+++ Data entries +++

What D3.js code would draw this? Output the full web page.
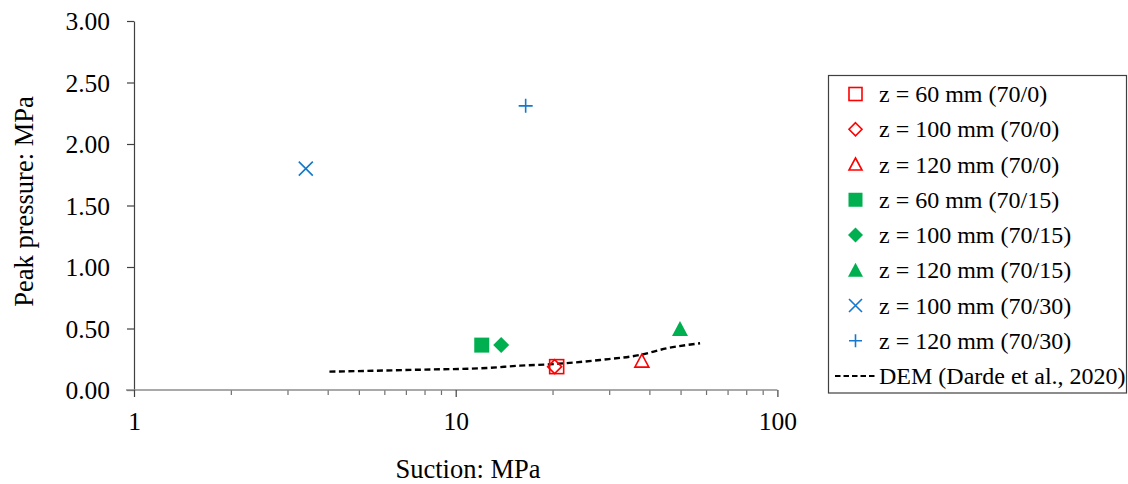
<!DOCTYPE html>
<html><head><meta charset="utf-8">
<script src="https://cdn.jsdelivr.net/npm/d3@7"></script>
<style>
body{margin:0;background:#fff;}
svg{display:block;font-family:"Liberation Serif","Times New Roman",serif;}
</style></head>
<body>
<svg id="chart" width="1128" height="484"></svg>
<script>
// ---- data ----
const seriesNames = ["z = 60 mm (70/0)","z = 100 mm (70/0)","z = 120 mm (70/0)","z = 60 mm (70/15)","z = 100 mm (70/15)","z = 120 mm (70/15)","z = 100 mm (70/30)","z = 120 mm (70/30)"];
const suction = [20.6, 20.3, 37.9, 12.05, 13.85, 49.8, 3.42, 16.5];
const peakPressure = [0.19, 0.19, 0.235, 0.365, 0.365, 0.495, 1.80, 2.31];
const markerShapes = ["squareOpen","diamondOpen","triangleOpen","square","diamond","triangle","cross","plus"];
const markerColors = ["#ff0000","#ff0000","#ff0000","#00b050","#00b050","#00b050","#1478cc","#1478cc"];
const demName = "DEM (Darde et al., 2020)";
const demSuction = [4.05, 7.74, 12.5, 15.85, 19.6, 28.1, 37.4, 45.3, 57.5];
const demPressure = [0.149, 0.165, 0.179, 0.198, 0.209, 0.244, 0.285, 0.339, 0.38];
const xMajorTicks = [1, 10, 100];
const xMinorTicks = [2,3,4,5,6,7,8,9,20,30,40,50,60,70,80,90];
const yTicks = [0, 0.5, 1, 1.5, 2, 2.5, 3];
const xTitle = "Suction: MPa";
const yTitle = "Peak pressure: MPa";

// ---- layout ----
const svg = d3.select("#chart");
const x = d3.scaleLog().domain([1,100]).range([134,777.4]);
const y = d3.scaleLinear().domain([0,3]).range([390,21]);

// y axis
const gy = svg.append("g").attr("transform","translate(134,0)")
  .call(d3.axisLeft(y).tickValues(yTicks).tickSize(7).tickSizeOuter(0).tickFormat(d=>d.toFixed(2)));
gy.select(".domain").attr("stroke","#404040").attr("stroke-width",1.2);
gy.selectAll(".tick line").attr("stroke","#404040").attr("stroke-width",1.2);
gy.selectAll(".tick text").attr("x",-24).attr("dy","0.34em").attr("fill","#000")
  .style("font-size","25.5px").style("font-family","'Liberation Serif',serif");

// x axis minor ticks
const gxm = svg.append("g").attr("transform","translate(0,390)")
  .call(d3.axisBottom(x).tickValues(xMinorTicks).tickSize(5).tickSizeOuter(0).tickFormat(""));
gxm.select(".domain").remove();
gxm.selectAll(".tick line").attr("stroke","#6f6f6f").attr("stroke-width",1.2);

// x axis major
const gx = svg.append("g").attr("transform","translate(0,390)")
  .call(d3.axisBottom(x).tickValues(xMajorTicks).tickSize(7).tickSizeOuter(0).tickFormat(d3.format("d")));
gx.select(".domain").attr("stroke","#8c8c8c").attr("stroke-width",1.4)
  .attr("d", `M126,0H${x(100)}`);
gx.selectAll(".tick line").attr("stroke","#404040").attr("stroke-width",1.2);
gx.selectAll(".tick text").attr("y",40).attr("dy",0).attr("fill","#000")
  .style("font-size","25.5px").style("font-family","'Liberation Serif',serif");

// titles
svg.append("text").attr("x",468).attr("y",478).attr("text-anchor","middle")
  .style("font-size","26.5px").text(xTitle);
svg.append("text").attr("transform","translate(33,201.5) rotate(-90)").attr("text-anchor","middle")
  .style("font-size","26.5px").text(yTitle);

// DEM line
const line = d3.line().x(d=>x(d[0])).y(d=>y(d[1])).curve(d3.curveMonotoneX);
svg.append("path").datum(demSuction.map((s,i)=>[s,demPressure[i]]))
  .attr("d",line).attr("fill","none").attr("stroke","#000").attr("stroke-width",2.4)
  .attr("stroke-dasharray","6,3.5");

// markers
function drawMarker(g, shape, color, cx, cy, s){
  const h = s/2;
  switch(shape){
    case "squareOpen":
      g.append("rect").attr("x",cx-h).attr("y",cy-h).attr("width",s).attr("height",s)
        .attr("fill","none").attr("stroke",color).attr("stroke-width",1.6); break;
    case "square":
      g.append("rect").attr("x",cx-h-0.5).attr("y",cy-h-0.5).attr("width",s+1).attr("height",s+1)
        .attr("fill",color); break;
    case "diamondOpen":
      g.append("path").attr("d",`M${cx},${cy-h}L${cx+h},${cy}L${cx},${cy+h}L${cx-h},${cy}Z`)
        .attr("fill","none").attr("stroke",color).attr("stroke-width",1.6); break;
    case "diamond":
      g.append("path").attr("d",`M${cx},${cy-h-1}L${cx+h+1},${cy}L${cx},${cy+h+1}L${cx-h-1},${cy}Z`)
        .attr("fill",color); break;
    case "triangleOpen":
      g.append("path").attr("d",`M${cx},${cy-h}L${cx+h},${cy+h-1}L${cx-h},${cy+h-1}Z`)
        .attr("fill","none").attr("stroke",color).attr("stroke-width",1.6); break;
    case "triangle":
      g.append("path").attr("d",`M${cx},${cy-h-1}L${cx+h+1},${cy+h}L${cx-h-1},${cy+h}Z`)
        .attr("fill",color); break;
    case "cross":
      g.append("path").attr("d",`M${cx-h},${cy-h}L${cx+h},${cy+h}M${cx-h},${cy+h}L${cx+h},${cy-h}`)
        .attr("stroke",color).attr("stroke-width",1.6); break;
    case "plus":
      g.append("path").attr("d",`M${cx-h},${cy}L${cx+h},${cy}M${cx},${cy-h}L${cx},${cy+h}`)
        .attr("stroke",color).attr("stroke-width",1.6); break;
  }
}
const pts = svg.append("g");
const drawOrder = [3,4,5,0,1,2,6,7];
drawOrder.forEach(i=>{
  drawMarker(pts, markerShapes[i], markerColors[i], x(suction[i]), y(peakPressure[i]), 14);
});

// legend
const lg = svg.append("g");
lg.append("rect").attr("x",828.5).attr("y",75.5).attr("width",298).attr("height",317.5)
  .attr("fill","#fff").attr("stroke","#404040").attr("stroke-width",1.2);
const rowY = i => 94 + i*35.25;
seriesNames.forEach((name,i)=>{
  drawMarker(lg, markerShapes[i], markerColors[i], 855.5, rowY(i), 13);
  lg.append("text").attr("x",879).attr("y",rowY(i)+8).style("font-size","24px").text(name);
});
lg.append("line").attr("x1",835).attr("x2",877).attr("y1",rowY(8)).attr("y2",rowY(8))
  .attr("stroke","#000").attr("stroke-width",2.2).attr("stroke-dasharray","5.5,3");
lg.append("text").attr("x",879).attr("y",rowY(8)+8).style("font-size","24px").text(demName);
</script>
</body></html>
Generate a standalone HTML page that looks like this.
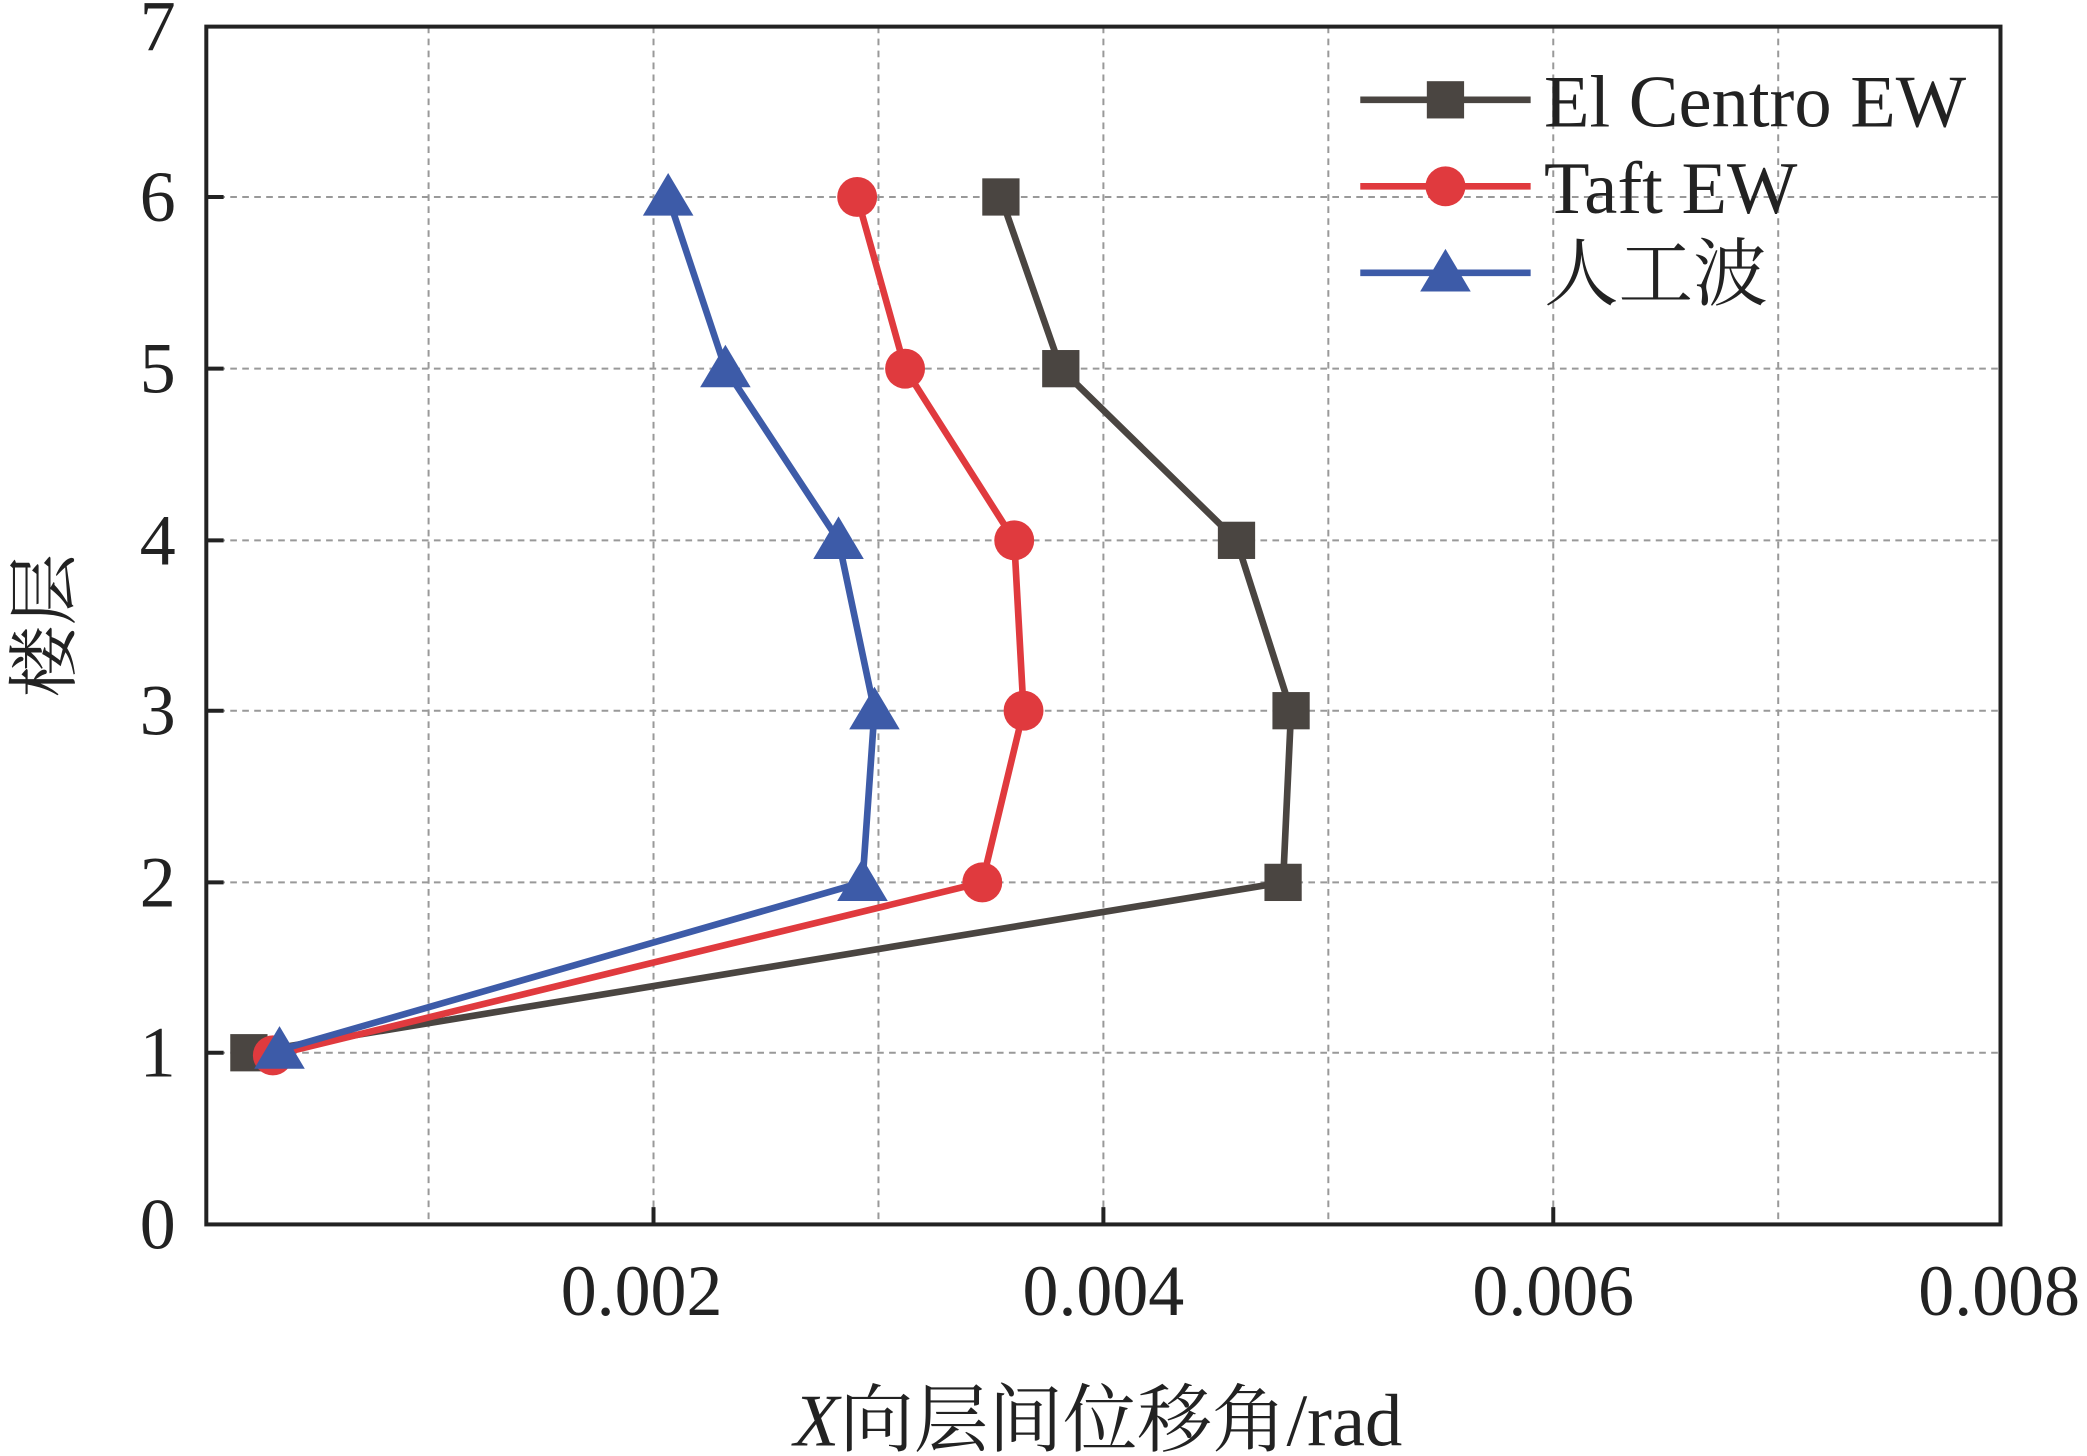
<!DOCTYPE html>
<html><head><meta charset="utf-8"><style>
html,body{margin:0;padding:0;background:#fff;}
svg{display:block;}
text{font-family:"Liberation Serif","Noto Serif CJK SC",serif;fill:#222;}
</style></head><body>
<svg width="2087" height="1456" viewBox="0 0 1568 1094" preserveAspectRatio="none" xmlns="http://www.w3.org/2000/svg">
<rect width="1568" height="1094" fill="#fff"/>
<g stroke="#999" stroke-width="1.5" stroke-dasharray="5,4" fill="none">
<line x1="322" y1="20" x2="322" y2="920"/>
<line x1="491" y1="20" x2="491" y2="920"/>
<line x1="660" y1="20" x2="660" y2="920"/>
<line x1="829" y1="20" x2="829" y2="920"/>
<line x1="998" y1="20" x2="998" y2="920"/>
<line x1="1167" y1="20" x2="1167" y2="920"/>
<line x1="1336" y1="20" x2="1336" y2="920"/>
<line x1="155" y1="148" x2="1503" y2="148"/>
<line x1="155" y1="277" x2="1503" y2="277"/>
<line x1="155" y1="406" x2="1503" y2="406"/>
<line x1="155" y1="534" x2="1503" y2="534"/>
<line x1="155" y1="663" x2="1503" y2="663"/>
<line x1="155" y1="791" x2="1503" y2="791"/>
</g>
<rect x="155" y="20" width="1348" height="900" fill="none" stroke="#222" stroke-width="3"/>
<g stroke="#222" stroke-width="3">
<line x1="155" y1="148" x2="168" y2="148"/><line x1="155" y1="277" x2="168" y2="277"/>
<line x1="155" y1="406" x2="168" y2="406"/><line x1="155" y1="534" x2="168" y2="534"/>
<line x1="155" y1="663" x2="168" y2="663"/><line x1="155" y1="791" x2="168" y2="791"/>
<line x1="491" y1="920" x2="491" y2="907"/><line x1="829" y1="920" x2="829" y2="907"/>
<line x1="1167" y1="920" x2="1167" y2="907"/>
</g>
<g font-size="54" text-anchor="end">
<text x="132" y="938">0</text><text x="132" y="809">1</text><text x="132" y="681">2</text>
<text x="132" y="552">3</text><text x="132" y="424">4</text><text x="132" y="295">5</text>
<text x="132" y="166">6</text><text x="132" y="38">7</text>
</g>
<g font-size="54" text-anchor="middle">
<text x="482" y="988">0.002</text><text x="829" y="988">0.004</text>
<text x="1167" y="988">0.006</text><text x="1502" y="988">0.008</text>
<text x="825" y="1086" font-size="56"><tspan font-style="italic">X</tspan>向层间位移角/rad</text>
</g>
<text font-size="54" text-anchor="middle" transform="translate(52,470) rotate(-90)">楼层</text>
<polyline points="187,791 964,663 970,534 929,406 797,277 752,148" fill="none" stroke="#4a4541" stroke-width="5"/>
<g fill="#4a4541">
<rect x="173" y="777" width="28" height="28"/><rect x="950" y="649" width="28" height="28"/>
<rect x="956" y="520" width="28" height="28"/><rect x="915" y="392" width="28" height="28"/>
<rect x="783" y="263" width="28" height="28"/><rect x="738" y="134" width="28" height="28"/>
</g>
<polyline points="205,793 738,663 769,534 762,406 680,277 644,148" fill="none" stroke="#e03a3e" stroke-width="5"/>
<g fill="#e03a3e">
<circle cx="205" cy="793" r="15"/><circle cx="738" cy="663" r="15"/><circle cx="769" cy="534" r="15"/>
<circle cx="762" cy="406" r="15"/><circle cx="680" cy="277" r="15"/><circle cx="644" cy="148" r="15"/>
</g>
<polyline points="210,789 648,663 657,534 630,406 545,277 502,148" fill="none" stroke="#3d5ba8" stroke-width="5"/>
<g fill="#3d5ba8">
<polygon points="210,771 229,803 191,803"/><polygon points="648,645 667,677 629,677"/>
<polygon points="657,516 676,548 638,548"/><polygon points="630,388 649,420 611,420"/>
<polygon points="545,259 564,291 526,291"/><polygon points="502,130 521,162 483,162"/>
</g>
<line x1="1022" y1="75" x2="1150" y2="75" stroke="#4a4541" stroke-width="5"/>
<rect x="1072" y="61" width="28" height="28" fill="#4a4541"/>
<line x1="1022" y1="140" x2="1150" y2="140" stroke="#e03a3e" stroke-width="5"/>
<circle cx="1086" cy="140" r="15" fill="#e03a3e"/>
<line x1="1022" y1="205" x2="1150" y2="205" stroke="#3d5ba8" stroke-width="5"/>
<polygon points="1086,187 1105,219 1067,219" fill="#3d5ba8"/>
<g font-size="56">
<text x="1160" y="95">El Centro EW</text>
<text x="1160" y="160">Taft EW</text>
<text x="1160" y="225">人工波</text>
</g>
</svg>
</body></html>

+++

### Exercise description
Tally up the lines holding the word "page" in the data above, and answer with that figure only.

### Exercise answer
2